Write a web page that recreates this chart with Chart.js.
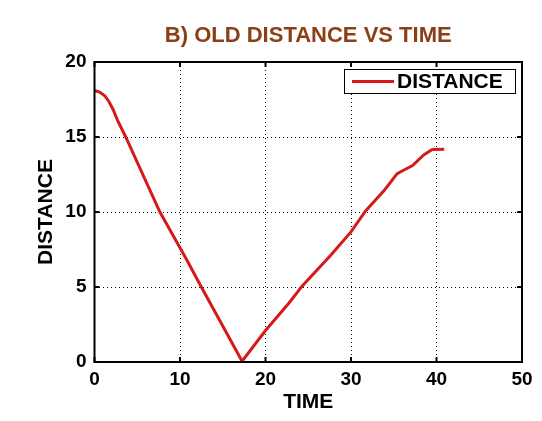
<!DOCTYPE html>
<html>
<head>
<meta charset="utf-8">
<script src="https://cdn.jsdelivr.net/npm/chart.js@4"></script>
<style>
  html, body { margin: 0; padding: 0; background: #fff; }
  #wrap { width: 542px; height: 421px; }
</style>
</head>
<body>
<div id="wrap"><canvas id="distChart" width="542" height="421"></canvas></div>
<script>
const chartTitle = 'B) OLD DISTANCE VS TIME';
const seriesLabel = 'DISTANCE';
const xTitle = 'TIME';
const yTitle = 'DISTANCE';

const timeValues = [0, 0.6, 1.2, 1.7, 2.2, 2.7, 3.65, 7.65, 10.8, 12.4, 17.26, 20.0, 22.7, 24.3, 25.65, 27.6, 30.0, 31.7, 33.9, 35.4, 36.2, 37.2, 38.5, 39.5, 40.9];
const distanceValues = [18.1, 18.0, 17.75, 17.35, 16.8, 16.1, 15.0, 10.0, 6.8, 5.1, 0.05, 2.1, 3.9, 5.07, 5.9, 7.1, 8.67, 10.07, 11.45, 12.56, 12.8, 13.1, 13.8, 14.16, 14.18];
const xTicks = [0, 10, 20, 30, 40, 50];
const yTicks = [0, 5, 10, 15, 20];

const FONT = "'Liberation Sans', Arial, sans-serif";
const RED = 'rgb(214, 26, 26)';

const points = timeValues.map((t, i) => ({ x: t, y: distanceValues[i] }));

// box, inward ticks, title and legend, matlab style
const matlabFrame = {
    id: 'matlabFrame',
    afterDraw(chart) {
        const ctx = chart.ctx;
        const a = chart.chartArea;
        const xs = chart.scales.x, ys = chart.scales.y;
        ctx.save();
        ctx.strokeStyle = '#000';
        ctx.lineWidth = 2;
        ctx.strokeRect(a.left, a.top, a.right - a.left, a.bottom - a.top);

        ctx.beginPath();
        xTicks.forEach(v => {
            const px = xs.getPixelForValue(v);
            ctx.moveTo(px, a.bottom); ctx.lineTo(px, a.bottom - 5);
            ctx.moveTo(px, a.top); ctx.lineTo(px, a.top + 5);
        });
        yTicks.forEach(v => {
            const py = ys.getPixelForValue(v);
            ctx.moveTo(a.left, py); ctx.lineTo(a.left + 5, py);
            ctx.moveTo(a.right, py); ctx.lineTo(a.right - 5, py);
        });
        ctx.stroke();

        // title
        ctx.fillStyle = 'rgb(140, 62, 20)';
        ctx.font = 'bold 22px ' + FONT;
        ctx.textAlign = 'center';
        ctx.textBaseline = 'middle';
        ctx.fillText(chartTitle, (a.left + a.right) / 2, 36);

        // legend
        const lx = 344, ly = 69, lw = 171, lh = 24;
        ctx.fillStyle = '#fff';
        ctx.fillRect(lx, ly, lw, lh);
        ctx.lineWidth = 1;
        ctx.strokeStyle = '#000';
        ctx.strokeRect(lx + 0.5, ly + 0.5, lw, lh);
        ctx.strokeStyle = RED;
        ctx.lineWidth = 3;
        ctx.beginPath();
        ctx.moveTo(352, 81.5); ctx.lineTo(394, 81.5);
        ctx.stroke();
        ctx.fillStyle = '#000';
        ctx.font = 'bold 21px ' + FONT;
        ctx.textAlign = 'left';
        ctx.fillText(chart.data.datasets[0].label, 397, 82);
        ctx.restore();
    }
};

new Chart(document.getElementById('distChart'), {
    type: 'line',
    data: {
        datasets: [{
            label: seriesLabel,
            data: points,
            borderColor: RED,
            backgroundColor: RED,
            borderWidth: 3,
            pointRadius: 0,
            tension: 0,
            fill: false
        }]
    },
    options: {
        responsive: false,
        animation: false,
        layout: { padding: { left: 0, right: 20, top: 62, bottom: 0 } },
        plugins: {
            legend: { display: false },
            title: { display: false },
            tooltip: { enabled: false }
        },
        scales: {
            x: {
                type: 'linear',
                min: 0,
                max: 50,
                afterFit: s => { s.height = 59; },
                afterBuildTicks: s => { s.ticks = xTicks.map(v => ({ value: v })); },
                border: { display: false, dash: [1, 3] },
                grid: {
                    color: '#000',
                    lineWidth: 1,
                    drawTicks: false
                },
                ticks: {
                    color: '#000',
                    padding: 6,
                    maxRotation: 0,
                    font: { family: FONT, size: 19, weight: 'bold' }
                },
                title: {
                    display: true,
                    text: xTitle,
                    color: '#000',
                    padding: { top: 0, bottom: 6 },
                    font: { family: FONT, size: 21, weight: 'bold' }
                }
            },
            y: {
                min: 0,
                max: 20,
                afterFit: s => { s.width = 94.5; },
                afterBuildTicks: s => { s.ticks = yTicks.map(v => ({ value: v })); },
                border: { display: false, dash: [1, 3] },
                grid: {
                    color: '#000',
                    lineWidth: 1,
                    drawTicks: false
                },
                ticks: {
                    color: '#000',
                    padding: 8,
                    font: { family: FONT, size: 19, weight: 'bold' }
                },
                title: {
                    display: true,
                    text: yTitle,
                    color: '#000',
                    padding: { top: 34, bottom: 0 },
                    font: { family: FONT, size: 21, weight: 'bold' }
                }
            }
        }
    },
    plugins: [matlabFrame]
});
</script>
</body>
</html>
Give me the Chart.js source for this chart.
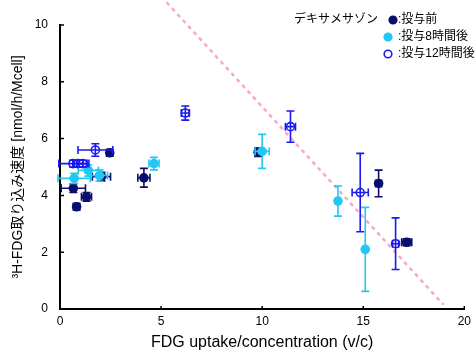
<!DOCTYPE html>
<html>
<head>
<meta charset="utf-8">
<script src="https://cdn.jsdelivr.net/npm/chart.js@4.4.1/dist/chart.umd.min.js"></script>
<style>
  html, body { margin: 0; padding: 0; background: #fff; }
</style>
</head>
<body>
<canvas id="chart" width="476" height="352"></canvas>
<script>
// デキサメサゾン投与前
var preX    = [0.66, 0.82, 1.31, 2.05, 2.46, 4.15, 9.8, 15.76, 17.15];
var preY    = [4.25, 3.6, 3.95, 4.66, 5.5, 4.62, 5.52, 4.42, 2.35];
var preXErr = [0.6, 0.15, 0.25, 0.45, 0.15, 0.3, 0.15, 0.15, 0.25];
var preYErr = [0.15, 0.12, 0.15, 0.15, 0.12, 0.33, 0.15, 0.47, 0.12];
// 投与8時間後
var h8X    = [0.7, 1.4, 1.95, 4.65, 10.0, 13.75, 15.1];
var h8Y    = [4.6, 4.88, 4.7, 5.12, 5.55, 3.8, 2.1];
var h8XErr = [0.8, 0.5, 0.4, 0.25, 0.35, 0.1, 0.1];
var h8YErr = [0.18, 0.2, 0.2, 0.22, 0.6, 0.53, 1.48];
// 投与12時間後
var h12X    = [0.64, 0.89, 1.13, 1.75, 6.2, 11.4, 14.85, 16.6];
var h12Y    = [5.12, 5.12, 5.12, 5.6, 6.9, 6.42, 4.1, 2.3];
var h12XErr = [0.7, 0.25, 0.3, 0.86, 0.2, 0.25, 0.4, 0.15];
var h12YErr = [0.12, 0.12, 0.12, 0.22, 0.25, 0.55, 1.38, 0.91];
// 破線（上限の目安）
var limitX = [5.27, 18.97];
var limitY = [10.8, 0.15];
// 目盛り
var yTicks = [0, 2, 4, 6, 8, 10];
var xTicks = [0, 5, 10, 15, 20];

var NAVY = '#0a0f6e';
var CYAN = '#22c8f4';
var BLUE = '#1a1aee';
var FONT = "'Liberation Sans', 'Noto Sans CJK JP', sans-serif";

function pts(xs, ys) {
    return xs.map(function (x, i) { return { x: x, y: ys[i] }; });
}

// per dataset error bars: [xErr, yErr, color]
var errors = {
    0: [preXErr, preYErr, NAVY],
    1: [h8XErr, h8YErr, CYAN],
    2: [h12XErr, h12YErr, BLUE]
};

var errorBars = {
    id: 'errorBars',
    afterDatasetDraw: function (chart, args) {
        var e = errors[args.index];
        if (!e) return;
        var ctx = chart.ctx, xs = chart.scales.x, ys = chart.scales.y;
        var data = chart.data.datasets[args.index].data;
        var cap = 4;
        ctx.save();
        ctx.strokeStyle = e[2];
        ctx.lineWidth = 1.6;
        data.forEach(function (p, i) {
            var px = xs.getPixelForValue(p.x), py = ys.getPixelForValue(p.y);
            var x0 = xs.getPixelForValue(p.x - e[0][i]), x1 = xs.getPixelForValue(p.x + e[0][i]);
            var y0 = ys.getPixelForValue(p.y - e[1][i]), y1 = ys.getPixelForValue(p.y + e[1][i]);
            ctx.beginPath();
            ctx.moveTo(x0, py); ctx.lineTo(x1, py);
            ctx.moveTo(x0, py - cap); ctx.lineTo(x0, py + cap);
            ctx.moveTo(x1, py - cap); ctx.lineTo(x1, py + cap);
            ctx.moveTo(px, y0); ctx.lineTo(px, y1);
            ctx.moveTo(px - cap, y0); ctx.lineTo(px + cap, y0);
            ctx.moveTo(px - cap, y1); ctx.lineTo(px + cap, y1);
            ctx.stroke();
        });
        ctx.restore();
    }
};

// inward tick marks and the legend block
var decor = {
    id: 'decor',
    afterDraw: function (chart) {
        var ctx = chart.ctx, xs = chart.scales.x, ys = chart.scales.y;
        var a = chart.chartArea;
        ctx.save();
        ctx.strokeStyle = '#000';
        ctx.lineWidth = 1.5;
        ctx.beginPath();
        yTicks.forEach(function (v) {
            var py = ys.getPixelForValue(v);
            ctx.moveTo(a.left, py); ctx.lineTo(a.left + 4, py);
        });
        xTicks.forEach(function (v) {
            var px = xs.getPixelForValue(v);
            ctx.moveTo(px, a.bottom); ctx.lineTo(px, a.bottom - 3);
        });
        ctx.stroke();

        ctx.font = '12px ' + FONT;
        ctx.fillStyle = '#000';
        ctx.textBaseline = 'middle';
        ctx.fillText('デキサメサゾン', 294, 20);
        var rows = [
            { x: 393, y: 20, fill: NAVY, stroke: NAVY, label: ':投与前' },
            { x: 388, y: 37, fill: CYAN, stroke: CYAN, label: ':投与8時間後' },
            { x: 388, y: 54, fill: '#fff', stroke: BLUE, label: ':投与12時間後' }
        ];
        rows.forEach(function (r) {
            ctx.beginPath();
            ctx.arc(r.x, r.y, 3.8, 0, Math.PI * 2);
            ctx.fillStyle = r.fill;
            ctx.fill();
            ctx.lineWidth = 1.6;
            ctx.strokeStyle = r.stroke;
            ctx.stroke();
            ctx.fillStyle = '#000';
            ctx.fillText(r.label, 398, r.y);
        });
        ctx.restore();
    }
};

new Chart(document.getElementById('chart'), {
    type: 'scatter',
    data: {
        datasets: [
            {
                label: '投与前',
                data: pts(preX, preY),
                backgroundColor: NAVY,
                borderColor: NAVY,
                pointRadius: 4.8,
                pointBorderWidth: 0,
                order: 3
            },
            {
                label: '投与8時間後',
                data: pts(h8X, h8Y),
                backgroundColor: CYAN,
                borderColor: CYAN,
                pointRadius: 4.8,
                pointBorderWidth: 0,
                order: 2
            },
            {
                label: '投与12時間後',
                data: pts(h12X, h12Y),
                backgroundColor: '#fff',
                borderColor: BLUE,
                pointRadius: 4,
                pointBorderWidth: 1.6,
                order: 1
            },
            {
                type: 'line',
                data: pts(limitX, limitY),
                borderColor: '#f7a8cc',
                borderWidth: 2.5,
                borderDash: [4, 4],
                pointRadius: 0,
                clip: false,
                order: 4
            }
        ]
    },
    options: {
        responsive: false,
        animation: false,
        layout: { padding: { top: 25, right: 10, left: 0, bottom: 0 } },
        plugins: {
            legend: { display: false },
            tooltip: { enabled: false }
        },
        scales: {
            x: {
                type: 'linear',
                min: 0,
                max: 20,
                afterFit: function (s) { s.height = 43; },
                afterBuildTicks: function (s) { s.ticks = xTicks.map(function (v) { return { value: v }; }); },
                grid: { display: false, drawTicks: false },
                border: { display: true, color: '#000', width: 2 },
                ticks: { color: '#000', padding: 5, font: { size: 12, family: FONT } },
                title: {
                    display: true,
                    text: 'FDG uptake/concentration (v/c)',
                    color: '#000',
                    padding: { top: 0, bottom: 0 },
                    font: { size: 16, family: FONT }
                }
            },
            y: {
                type: 'linear',
                min: 0,
                max: 10,
                afterFit: function (s) { s.width = 60; },
                afterBuildTicks: function (s) { s.ticks = yTicks.map(function (v) { return { value: v }; }); },
                grid: { display: false, drawTicks: false },
                border: { display: true, color: '#000', width: 2 },
                ticks: { color: '#000', padding: 12, font: { size: 12, family: FONT } },
                title: {
                    display: true,
                    text: '³H-FDG取り込み速度 [nmol/h/Mcell]',
                    color: '#000',
                    padding: { top: 10, bottom: 0 },
                    font: { size: 14, family: FONT }
                }
            }
        }
    },
    plugins: [errorBars, decor]
});
</script>
</body>
</html>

**REQUIREMENT:** Up to and including the line containing "ctx.strokeRect(a.left, a.top, a.right", repeat every line from the start of the data, but none of the pictures.

**WRITTEN REPLY:**
Write a web page that recreates this chart with Chart.js.
<!DOCTYPE html>
<html>
<head>
<meta charset="utf-8">
<script src="https://cdn.jsdelivr.net/npm/chart.js@4"></script>
<style>
  html, body { margin: 0; padding: 0; background: #fff; }
  #wrap { width: 542px; height: 421px; }
</style>
</head>
<body>
<div id="wrap"><canvas id="distChart" width="542" height="421"></canvas></div>
<script>
const chartTitle = 'B) OLD DISTANCE VS TIME';
const seriesLabel = 'DISTANCE';
const xTitle = 'TIME';
const yTitle = 'DISTANCE';

const timeValues = [0, 0.6, 1.2, 1.7, 2.2, 2.7, 3.65, 7.65, 10.8, 12.4, 17.26, 20.0, 22.7, 24.3, 25.65, 27.6, 30.0, 31.7, 33.9, 35.4, 36.2, 37.2, 38.5, 39.5, 40.9];
const distanceValues = [18.1, 18.0, 17.75, 17.35, 16.8, 16.1, 15.0, 10.0, 6.8, 5.1, 0.05, 2.1, 3.9, 5.07, 5.9, 7.1, 8.67, 10.07, 11.45, 12.56, 12.8, 13.1, 13.8, 14.16, 14.18];
const xTicks = [0, 10, 20, 30, 40, 50];
const yTicks = [0, 5, 10, 15, 20];

const FONT = "'Liberation Sans', Arial, sans-serif";
const RED = 'rgb(214, 26, 26)';

const points = timeValues.map((t, i) => ({ x: t, y: distanceValues[i] }));

// box, inward ticks, title and legend, matlab style
const matlabFrame = {
    id: 'matlabFrame',
    afterDraw(chart) {
        const ctx = chart.ctx;
        const a = chart.chartArea;
        const xs = chart.scales.x, ys = chart.scales.y;
        ctx.save();
        ctx.strokeStyle = '#000';
        ctx.lineWidth = 2;
        ctx.strokeRect(a.left, a.top, a.right - a.left, a.bottom - a.top);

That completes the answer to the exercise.